Set problem: Repeat the whole listing below, word for word.

Stored data:
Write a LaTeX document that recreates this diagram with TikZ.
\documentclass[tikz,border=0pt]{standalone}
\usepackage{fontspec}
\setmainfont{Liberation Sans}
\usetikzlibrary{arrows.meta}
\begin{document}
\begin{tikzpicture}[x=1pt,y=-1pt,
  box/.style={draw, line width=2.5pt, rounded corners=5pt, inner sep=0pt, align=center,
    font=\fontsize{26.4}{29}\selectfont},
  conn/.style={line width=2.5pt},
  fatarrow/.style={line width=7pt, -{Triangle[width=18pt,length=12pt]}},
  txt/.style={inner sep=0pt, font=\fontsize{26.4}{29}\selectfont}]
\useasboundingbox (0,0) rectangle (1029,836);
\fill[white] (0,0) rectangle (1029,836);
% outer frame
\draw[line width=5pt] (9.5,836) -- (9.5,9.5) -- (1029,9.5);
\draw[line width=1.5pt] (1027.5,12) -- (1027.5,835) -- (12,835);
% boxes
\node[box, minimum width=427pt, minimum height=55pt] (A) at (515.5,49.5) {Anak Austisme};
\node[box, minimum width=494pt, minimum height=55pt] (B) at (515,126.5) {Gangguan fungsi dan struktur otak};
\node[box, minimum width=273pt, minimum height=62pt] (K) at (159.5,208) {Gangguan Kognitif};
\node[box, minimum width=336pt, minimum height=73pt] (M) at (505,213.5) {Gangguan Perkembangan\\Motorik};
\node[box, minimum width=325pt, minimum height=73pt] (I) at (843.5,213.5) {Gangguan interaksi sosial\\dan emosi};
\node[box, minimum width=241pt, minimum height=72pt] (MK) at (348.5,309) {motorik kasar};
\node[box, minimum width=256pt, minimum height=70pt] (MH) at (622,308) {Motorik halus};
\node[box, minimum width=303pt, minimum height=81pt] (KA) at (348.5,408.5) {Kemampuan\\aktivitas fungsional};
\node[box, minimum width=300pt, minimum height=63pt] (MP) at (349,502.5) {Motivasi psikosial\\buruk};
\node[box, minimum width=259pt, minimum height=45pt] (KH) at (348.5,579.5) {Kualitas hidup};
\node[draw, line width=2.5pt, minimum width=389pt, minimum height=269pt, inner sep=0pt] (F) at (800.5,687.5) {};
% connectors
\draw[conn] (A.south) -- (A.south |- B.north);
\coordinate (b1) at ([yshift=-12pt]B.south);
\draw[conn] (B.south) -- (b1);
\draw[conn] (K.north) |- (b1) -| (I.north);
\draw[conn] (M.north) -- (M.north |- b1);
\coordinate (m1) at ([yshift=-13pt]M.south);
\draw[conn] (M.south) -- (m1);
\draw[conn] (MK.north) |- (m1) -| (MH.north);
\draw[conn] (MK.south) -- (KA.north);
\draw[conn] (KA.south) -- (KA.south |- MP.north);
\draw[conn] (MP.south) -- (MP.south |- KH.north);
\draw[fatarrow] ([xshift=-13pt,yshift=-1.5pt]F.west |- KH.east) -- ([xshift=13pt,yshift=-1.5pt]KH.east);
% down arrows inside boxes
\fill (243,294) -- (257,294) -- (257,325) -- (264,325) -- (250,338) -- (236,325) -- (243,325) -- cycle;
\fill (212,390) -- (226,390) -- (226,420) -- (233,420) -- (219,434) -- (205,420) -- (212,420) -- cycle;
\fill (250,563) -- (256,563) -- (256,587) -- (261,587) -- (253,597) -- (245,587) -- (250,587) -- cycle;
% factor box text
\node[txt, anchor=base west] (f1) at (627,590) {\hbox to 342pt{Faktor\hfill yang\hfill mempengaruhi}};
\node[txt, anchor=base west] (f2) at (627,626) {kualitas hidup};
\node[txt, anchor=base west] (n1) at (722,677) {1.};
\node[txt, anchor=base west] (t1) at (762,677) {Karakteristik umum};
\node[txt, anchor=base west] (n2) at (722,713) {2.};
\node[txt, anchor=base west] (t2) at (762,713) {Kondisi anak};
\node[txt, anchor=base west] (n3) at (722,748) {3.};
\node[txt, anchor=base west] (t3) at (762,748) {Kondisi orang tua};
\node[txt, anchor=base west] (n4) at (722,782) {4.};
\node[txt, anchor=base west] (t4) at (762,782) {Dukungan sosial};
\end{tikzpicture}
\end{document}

Written response:
Write a LaTeX document that recreates this diagram with TikZ.
\documentclass[tikz,border=0pt]{standalone}
\usepackage{fontspec}
\setmainfont{Liberation Sans}
\usetikzlibrary{arrows.meta}
\begin{document}
\begin{tikzpicture}[x=1pt,y=-1pt,
  box/.style={draw, line width=2.5pt, rounded corners=5pt, inner sep=0pt, align=center,
    font=\fontsize{26.4}{29}\selectfont},
  conn/.style={line width=2.5pt},
  fatarrow/.style={line width=7pt, -{Triangle[width=18pt,length=12pt]}},
  txt/.style={inner sep=0pt, font=\fontsize{26.4}{29}\selectfont}]
\useasboundingbox (0,0) rectangle (1029,836);
\fill[white] (0,0) rectangle (1029,836);
% outer frame
\draw[line width=5pt] (9.5,836) -- (9.5,9.5) -- (1029,9.5);
\draw[line width=1.5pt] (1027.5,12) -- (1027.5,835) -- (12,835);
% boxes
\node[box, minimum width=427pt, minimum height=55pt] (A) at (515.5,49.5) {Anak Austisme};
\node[box, minimum width=494pt, minimum height=55pt] (B) at (515,126.5) {Gangguan fungsi dan struktur otak};
\node[box, minimum width=273pt, minimum height=62pt] (K) at (159.5,208) {Gangguan Kognitif};
\node[box, minimum width=336pt, minimum height=73pt] (M) at (505,213.5) {Gangguan Perkembangan\\Motorik};
\node[box, minimum width=325pt, minimum height=73pt] (I) at (843.5,213.5) {Gangguan interaksi sosial\\dan emosi};
\node[box, minimum width=241pt, minimum height=72pt] (MK) at (348.5,309) {motorik kasar};
\node[box, minimum width=256pt, minimum height=70pt] (MH) at (622,308) {Motorik halus};
\node[box, minimum width=303pt, minimum height=81pt] (KA) at (348.5,408.5) {Kemampuan\\aktivitas fungsional};
\node[box, minimum width=300pt, minimum height=63pt] (MP) at (349,502.5) {Motivasi psikosial\\buruk};
\node[box, minimum width=259pt, minimum height=45pt] (KH) at (348.5,579.5) {Kualitas hidup};
\node[draw, line width=2.5pt, minimum width=389pt, minimum height=269pt, inner sep=0pt] (F) at (800.5,687.5) {};
% connectors
\draw[conn] (A.south) -- (A.south |- B.north);
\coordinate (b1) at ([yshift=-12pt]B.south);
\draw[conn] (B.south) -- (b1);
\draw[conn] (K.north) |- (b1) -| (I.north);
\draw[conn] (M.north) -- (M.north |- b1);
\coordinate (m1) at ([yshift=-13pt]M.south);
\draw[conn] (M.south) -- (m1);
\draw[conn] (MK.north) |- (m1) -| (MH.north);
\draw[conn] (MK.south) -- (KA.north);
\draw[conn] (KA.south) -- (KA.south |- MP.north);
\draw[conn] (MP.south) -- (MP.south |- KH.north);
\draw[fatarrow] ([xshift=-13pt,yshift=-1.5pt]F.west |- KH.east) -- ([xshift=13pt,yshift=-1.5pt]KH.east);
% down arrows inside boxes
\fill (243,294) -- (257,294) -- (257,325) -- (264,325) -- (250,338) -- (236,325) -- (243,325) -- cycle;
\fill (212,390) -- (226,390) -- (226,420) -- (233,420) -- (219,434) -- (205,420) -- (212,420) -- cycle;
\fill (250,563) -- (256,563) -- (256,587) -- (261,587) -- (253,597) -- (245,587) -- (250,587) -- cycle;
% factor box text
\node[txt, anchor=base west] (f1) at (627,590) {\hbox to 342pt{Faktor\hfill yang\hfill mempengaruhi}};
\node[txt, anchor=base west] (f2) at (627,626) {kualitas hidup};
\node[txt, anchor=base west] (n1) at (722,677) {1.};
\node[txt, anchor=base west] (t1) at (762,677) {Karakteristik umum};
\node[txt, anchor=base west] (n2) at (722,713) {2.};
\node[txt, anchor=base west] (t2) at (762,713) {Kondisi anak};
\node[txt, anchor=base west] (n3) at (722,748) {3.};
\node[txt, anchor=base west] (t3) at (762,748) {Kondisi orang tua};
\node[txt, anchor=base west] (n4) at (722,782) {4.};
\node[txt, anchor=base west] (t4) at (762,782) {Dukungan sosial};
\end{tikzpicture}
\end{document}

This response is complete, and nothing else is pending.